Beginning with the opening line of the entries, return every line through the one containing "const FS = 19.5;", both included, and nothing else. Omit pictures.

-- START OF Records to process --

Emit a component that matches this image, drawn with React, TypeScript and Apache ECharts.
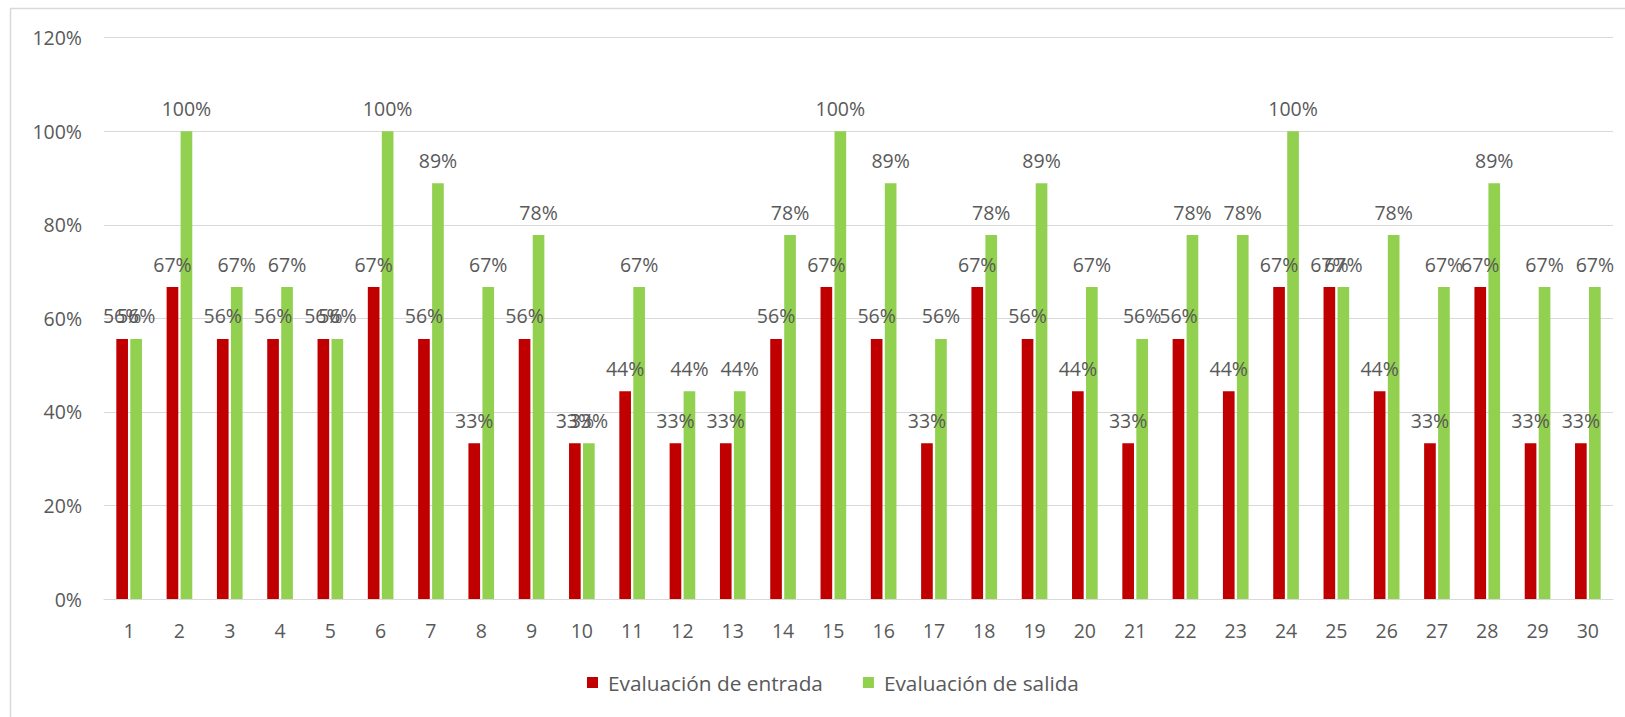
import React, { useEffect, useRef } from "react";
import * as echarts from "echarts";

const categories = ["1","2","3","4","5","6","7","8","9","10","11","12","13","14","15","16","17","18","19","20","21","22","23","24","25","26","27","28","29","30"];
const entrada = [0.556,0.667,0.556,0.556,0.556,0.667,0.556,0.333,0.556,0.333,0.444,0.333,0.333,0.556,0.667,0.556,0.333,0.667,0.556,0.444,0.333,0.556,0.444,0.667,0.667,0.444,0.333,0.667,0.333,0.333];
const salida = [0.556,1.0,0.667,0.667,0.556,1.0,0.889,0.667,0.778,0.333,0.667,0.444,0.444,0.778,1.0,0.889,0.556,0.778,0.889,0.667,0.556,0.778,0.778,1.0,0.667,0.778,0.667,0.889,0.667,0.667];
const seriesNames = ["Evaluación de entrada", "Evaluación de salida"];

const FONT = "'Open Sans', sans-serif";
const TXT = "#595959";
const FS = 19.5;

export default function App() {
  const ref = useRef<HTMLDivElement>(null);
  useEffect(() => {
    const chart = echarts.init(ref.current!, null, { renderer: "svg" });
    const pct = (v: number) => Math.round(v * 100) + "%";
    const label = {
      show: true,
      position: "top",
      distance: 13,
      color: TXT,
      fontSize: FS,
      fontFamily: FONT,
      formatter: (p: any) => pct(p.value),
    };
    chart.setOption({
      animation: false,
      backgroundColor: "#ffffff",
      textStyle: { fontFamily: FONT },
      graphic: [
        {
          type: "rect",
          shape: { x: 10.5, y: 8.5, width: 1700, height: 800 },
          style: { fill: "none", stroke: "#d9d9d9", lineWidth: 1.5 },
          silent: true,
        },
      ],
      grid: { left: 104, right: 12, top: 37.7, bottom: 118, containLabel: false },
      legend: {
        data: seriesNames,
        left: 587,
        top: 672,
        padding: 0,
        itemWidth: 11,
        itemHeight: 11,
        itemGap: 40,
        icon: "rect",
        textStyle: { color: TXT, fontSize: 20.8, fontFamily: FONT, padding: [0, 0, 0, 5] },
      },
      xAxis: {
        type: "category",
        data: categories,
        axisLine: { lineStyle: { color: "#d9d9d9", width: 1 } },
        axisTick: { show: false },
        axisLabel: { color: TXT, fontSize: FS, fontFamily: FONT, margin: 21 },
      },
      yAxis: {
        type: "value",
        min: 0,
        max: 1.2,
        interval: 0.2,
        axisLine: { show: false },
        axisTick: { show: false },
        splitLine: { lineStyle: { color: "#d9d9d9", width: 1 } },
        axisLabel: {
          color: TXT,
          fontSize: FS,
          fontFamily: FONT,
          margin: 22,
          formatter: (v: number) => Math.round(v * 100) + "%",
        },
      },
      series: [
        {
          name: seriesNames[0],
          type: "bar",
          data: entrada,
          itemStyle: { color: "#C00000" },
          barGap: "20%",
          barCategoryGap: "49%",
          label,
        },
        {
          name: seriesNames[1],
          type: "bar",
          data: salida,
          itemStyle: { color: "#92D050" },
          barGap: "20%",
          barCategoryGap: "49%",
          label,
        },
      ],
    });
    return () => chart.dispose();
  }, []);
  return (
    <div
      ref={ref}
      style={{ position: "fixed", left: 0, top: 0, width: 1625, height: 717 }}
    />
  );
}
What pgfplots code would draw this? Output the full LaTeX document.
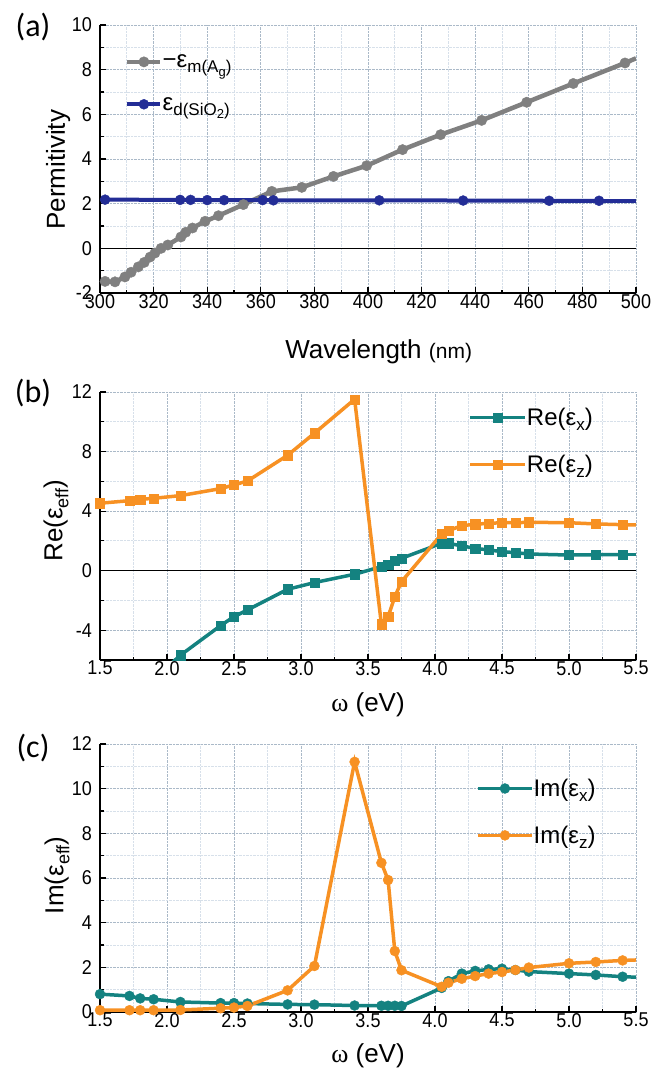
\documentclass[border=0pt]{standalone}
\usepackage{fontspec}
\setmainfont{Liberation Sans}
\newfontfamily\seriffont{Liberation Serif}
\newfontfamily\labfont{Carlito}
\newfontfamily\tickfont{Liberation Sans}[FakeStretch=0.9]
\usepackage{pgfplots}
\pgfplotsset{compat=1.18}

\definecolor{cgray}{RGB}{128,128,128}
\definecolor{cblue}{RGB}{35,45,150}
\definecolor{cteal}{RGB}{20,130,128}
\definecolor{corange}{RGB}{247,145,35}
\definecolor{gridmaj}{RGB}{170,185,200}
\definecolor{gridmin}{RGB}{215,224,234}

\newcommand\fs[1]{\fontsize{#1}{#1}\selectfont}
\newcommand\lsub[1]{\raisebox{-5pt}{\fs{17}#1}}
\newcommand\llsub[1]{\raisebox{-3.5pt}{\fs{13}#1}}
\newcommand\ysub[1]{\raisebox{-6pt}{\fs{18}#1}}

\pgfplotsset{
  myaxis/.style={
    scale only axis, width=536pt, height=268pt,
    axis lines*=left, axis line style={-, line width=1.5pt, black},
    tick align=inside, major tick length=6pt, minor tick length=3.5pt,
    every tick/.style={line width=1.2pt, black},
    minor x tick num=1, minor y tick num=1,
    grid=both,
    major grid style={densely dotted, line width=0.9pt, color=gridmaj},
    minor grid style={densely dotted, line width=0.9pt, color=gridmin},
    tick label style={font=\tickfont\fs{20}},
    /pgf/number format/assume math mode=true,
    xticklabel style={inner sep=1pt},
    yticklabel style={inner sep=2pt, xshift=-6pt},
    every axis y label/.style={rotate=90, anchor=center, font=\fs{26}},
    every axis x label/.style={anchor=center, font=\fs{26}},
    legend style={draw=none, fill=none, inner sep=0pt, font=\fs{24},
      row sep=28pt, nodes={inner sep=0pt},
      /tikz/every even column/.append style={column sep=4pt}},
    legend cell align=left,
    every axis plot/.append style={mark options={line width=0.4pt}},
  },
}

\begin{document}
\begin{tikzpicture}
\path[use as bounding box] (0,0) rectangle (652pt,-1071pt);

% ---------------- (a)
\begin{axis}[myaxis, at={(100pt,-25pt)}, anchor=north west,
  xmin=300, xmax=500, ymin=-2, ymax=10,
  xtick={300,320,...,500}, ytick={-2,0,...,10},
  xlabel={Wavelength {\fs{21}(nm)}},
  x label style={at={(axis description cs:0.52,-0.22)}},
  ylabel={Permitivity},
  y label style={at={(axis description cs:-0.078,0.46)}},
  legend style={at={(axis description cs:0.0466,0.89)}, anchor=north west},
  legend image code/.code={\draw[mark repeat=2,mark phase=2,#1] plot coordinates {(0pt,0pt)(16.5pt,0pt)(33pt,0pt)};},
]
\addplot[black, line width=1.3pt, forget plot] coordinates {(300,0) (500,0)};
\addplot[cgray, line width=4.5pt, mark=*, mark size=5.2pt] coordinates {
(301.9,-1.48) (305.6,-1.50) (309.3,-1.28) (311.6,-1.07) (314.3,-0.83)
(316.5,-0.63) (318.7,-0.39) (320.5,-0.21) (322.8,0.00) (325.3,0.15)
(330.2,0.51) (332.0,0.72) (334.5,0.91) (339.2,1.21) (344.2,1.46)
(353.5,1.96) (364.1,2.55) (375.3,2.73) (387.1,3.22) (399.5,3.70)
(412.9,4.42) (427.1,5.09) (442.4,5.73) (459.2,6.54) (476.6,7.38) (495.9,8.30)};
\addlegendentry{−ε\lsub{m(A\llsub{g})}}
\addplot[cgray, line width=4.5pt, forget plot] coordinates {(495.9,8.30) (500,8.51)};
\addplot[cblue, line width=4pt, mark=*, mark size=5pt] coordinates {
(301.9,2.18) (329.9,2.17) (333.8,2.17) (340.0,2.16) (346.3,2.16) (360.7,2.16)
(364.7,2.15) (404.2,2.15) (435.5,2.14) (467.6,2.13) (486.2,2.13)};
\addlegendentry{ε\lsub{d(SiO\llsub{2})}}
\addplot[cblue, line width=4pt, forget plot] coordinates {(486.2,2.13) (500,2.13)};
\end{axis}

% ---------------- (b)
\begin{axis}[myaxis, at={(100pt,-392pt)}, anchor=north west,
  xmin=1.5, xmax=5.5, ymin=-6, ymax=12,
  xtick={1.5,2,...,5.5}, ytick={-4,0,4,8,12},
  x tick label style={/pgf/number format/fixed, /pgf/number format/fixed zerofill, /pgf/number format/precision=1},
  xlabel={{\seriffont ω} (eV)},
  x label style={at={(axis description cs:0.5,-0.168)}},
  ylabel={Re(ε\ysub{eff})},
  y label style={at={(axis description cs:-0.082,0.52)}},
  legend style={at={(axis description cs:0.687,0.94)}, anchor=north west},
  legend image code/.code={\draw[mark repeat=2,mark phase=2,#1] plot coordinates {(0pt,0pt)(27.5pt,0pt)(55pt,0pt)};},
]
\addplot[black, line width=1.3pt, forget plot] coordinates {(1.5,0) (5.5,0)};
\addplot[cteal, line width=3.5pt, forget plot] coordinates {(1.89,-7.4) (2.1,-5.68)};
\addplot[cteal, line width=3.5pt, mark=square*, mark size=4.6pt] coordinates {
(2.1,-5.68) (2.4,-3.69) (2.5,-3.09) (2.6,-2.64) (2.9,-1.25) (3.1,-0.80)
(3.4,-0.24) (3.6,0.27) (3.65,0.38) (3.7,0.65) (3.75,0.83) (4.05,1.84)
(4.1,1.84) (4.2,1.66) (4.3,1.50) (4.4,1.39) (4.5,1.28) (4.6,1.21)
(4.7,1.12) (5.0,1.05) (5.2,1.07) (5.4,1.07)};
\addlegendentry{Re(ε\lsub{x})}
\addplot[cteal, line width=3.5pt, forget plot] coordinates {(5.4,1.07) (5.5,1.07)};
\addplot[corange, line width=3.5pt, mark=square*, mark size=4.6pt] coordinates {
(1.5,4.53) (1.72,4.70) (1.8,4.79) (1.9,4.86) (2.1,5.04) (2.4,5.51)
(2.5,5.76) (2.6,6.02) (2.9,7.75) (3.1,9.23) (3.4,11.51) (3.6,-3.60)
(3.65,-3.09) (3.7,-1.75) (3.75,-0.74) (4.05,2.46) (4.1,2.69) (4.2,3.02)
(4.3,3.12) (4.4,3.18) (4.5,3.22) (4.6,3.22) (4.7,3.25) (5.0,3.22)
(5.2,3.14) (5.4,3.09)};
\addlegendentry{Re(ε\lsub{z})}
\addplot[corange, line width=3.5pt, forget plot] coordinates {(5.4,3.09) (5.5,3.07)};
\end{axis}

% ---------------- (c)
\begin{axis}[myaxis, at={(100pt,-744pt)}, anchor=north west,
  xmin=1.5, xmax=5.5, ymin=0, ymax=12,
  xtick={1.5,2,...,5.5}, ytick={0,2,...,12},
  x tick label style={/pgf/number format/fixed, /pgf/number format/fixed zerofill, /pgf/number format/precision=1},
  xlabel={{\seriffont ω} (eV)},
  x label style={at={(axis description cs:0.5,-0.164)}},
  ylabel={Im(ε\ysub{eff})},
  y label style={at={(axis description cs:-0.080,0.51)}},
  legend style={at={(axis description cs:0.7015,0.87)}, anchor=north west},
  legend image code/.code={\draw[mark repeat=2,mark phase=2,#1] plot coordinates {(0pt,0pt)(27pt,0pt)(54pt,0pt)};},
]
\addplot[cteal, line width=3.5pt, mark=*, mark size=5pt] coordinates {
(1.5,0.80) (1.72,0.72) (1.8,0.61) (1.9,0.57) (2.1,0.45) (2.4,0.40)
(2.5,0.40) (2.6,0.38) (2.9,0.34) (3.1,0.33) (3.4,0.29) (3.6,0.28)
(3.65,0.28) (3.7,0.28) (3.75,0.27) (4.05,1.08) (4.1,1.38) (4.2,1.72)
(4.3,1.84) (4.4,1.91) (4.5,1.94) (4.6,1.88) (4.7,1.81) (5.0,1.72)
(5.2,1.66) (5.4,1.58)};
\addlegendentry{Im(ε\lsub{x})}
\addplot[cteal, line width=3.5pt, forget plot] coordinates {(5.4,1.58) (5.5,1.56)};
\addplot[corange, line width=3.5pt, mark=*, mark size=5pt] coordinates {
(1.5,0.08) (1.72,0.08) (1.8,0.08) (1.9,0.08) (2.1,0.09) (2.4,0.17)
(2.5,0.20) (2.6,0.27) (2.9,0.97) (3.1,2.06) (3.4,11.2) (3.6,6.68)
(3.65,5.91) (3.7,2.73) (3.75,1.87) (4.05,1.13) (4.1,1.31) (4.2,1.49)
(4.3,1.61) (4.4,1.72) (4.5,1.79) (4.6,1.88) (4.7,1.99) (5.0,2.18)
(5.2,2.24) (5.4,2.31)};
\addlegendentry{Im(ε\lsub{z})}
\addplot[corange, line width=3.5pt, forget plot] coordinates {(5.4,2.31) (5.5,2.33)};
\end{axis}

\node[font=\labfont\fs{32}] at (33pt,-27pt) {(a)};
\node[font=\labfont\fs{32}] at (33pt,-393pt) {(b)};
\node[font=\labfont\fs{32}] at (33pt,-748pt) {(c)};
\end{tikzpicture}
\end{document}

-- END OF Records to process --

_Task solution_.
Emit a component that matches this image, drawn with React, TypeScript and Apache ECharts.
import React, { useEffect, useRef } from "react";
import * as echarts from "echarts";

const categories = ["1","2","3","4","5","6","7","8","9","10","11","12","13","14","15","16","17","18","19","20","21","22","23","24","25","26","27","28","29","30"];
const entrada = [0.556,0.667,0.556,0.556,0.556,0.667,0.556,0.333,0.556,0.333,0.444,0.333,0.333,0.556,0.667,0.556,0.333,0.667,0.556,0.444,0.333,0.556,0.444,0.667,0.667,0.444,0.333,0.667,0.333,0.333];
const salida = [0.556,1.0,0.667,0.667,0.556,1.0,0.889,0.667,0.778,0.333,0.667,0.444,0.444,0.778,1.0,0.889,0.556,0.778,0.889,0.667,0.556,0.778,0.778,1.0,0.667,0.778,0.667,0.889,0.667,0.667];
const seriesNames = ["Evaluación de entrada", "Evaluación de salida"];

const FONT = "'Open Sans', sans-serif";
const TXT = "#595959";
const FS = 19.5;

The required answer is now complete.